The goats, which are available for rent, work for months at a time for a very low rate: free range food and modest shelter.
A few dozen Slayden/Sundt subcontractors at the Sellwood Bridge project in Portland, Oregon, had horns, hooves and a healthy appetite for brush. They preferred night work, took daily power naps and never requested time off.
That’s because they were goats. No kidding.
The project, performed for Multnomah County, involved reconstructing the 2,000-foot-long, aging bridge over the Willamette River. When it bridge opened in 1925, Sellwood Bridge was a welcome upgrade from a ferry service that shuttled passengers across the river. The old Sellwood was the busiest two-lane bridge in Oregon, with an average daily traffic count of 30,000 vehicles.
The 60 goats chewed up brush on the site, a green initiative undertaken by the joint venture to eliminate waste generated by humans thinning the thicket by hand. The City of Portland asked the team to clear the trail on the east side of the Willamette River on the $228 million project. The lively livestock spent a couple of weeks onsite in October and are returning in the spring to chomp on blackberry vines.
The animals are owned by Goat Power, a husband and wife who travel the Willamette Valley with their four-legged friends in a refurbished bus. The goats go from one job to the next, working months at a time.
The project team was committed to sustainable measures from the beginning:
*The bridge was constructed in accordance with the Greenroads sustainability rating system for transportation projects, including LED bulbs in the luminaires, separate pedestrian and bike signals at intersections, addition of two water-treatment swales, improvement of existing nature trails frequented by cyclists and pedestrians and all local/native plants, trees and seeds for landscaping.
*Pilings were removed during an in-water work window of July 10 to Oct. 15 so salmon swimming through the Willamette River wouldn’t be disturbed.
*The truss was taken down in nine pieces and floated downriver to be processed and sold on the open market as scrap commodity for the production of new steel. The four main sections, measuring 200 feet apiece, were lowered onto a barge using four 250-ton strand jacks. Each took approximately a week to remove.
Remaining smaller sections above each temporary bent were hoisted onto a barge using a derrick crane. Once the shoofly truss and substructure were dismantled, a marine subcontractor removed the 80-pipe pile from the river.
*The arches are made of weathering steel. While the mechanical properties are similar to other structural steels, weathering steel has a unique alloy content that causes it to form a durable oxide coating (rust). The oxide film that forms on the surface of the steel is very dense, and after the rust fully matures, it becomes more impervious to further corrosion.
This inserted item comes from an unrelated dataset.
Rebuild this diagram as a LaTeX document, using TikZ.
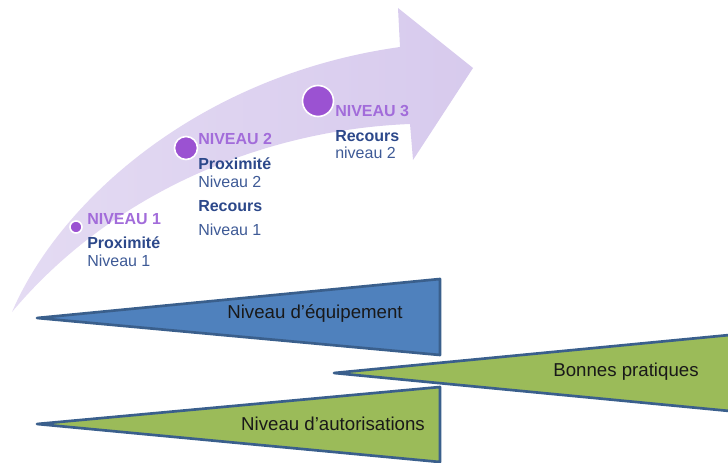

After the steel was installed on the bridge, it quickly developed a bright orange rust, which gradually became a deep brown. The rust serves as a protective coating for the structure.Left unprotected, conventional steel is slowly destroyed by the natural oxidation process and a common method of protecting the steel is to use paint. Using weathering steel eliminates the need for a protective paint system.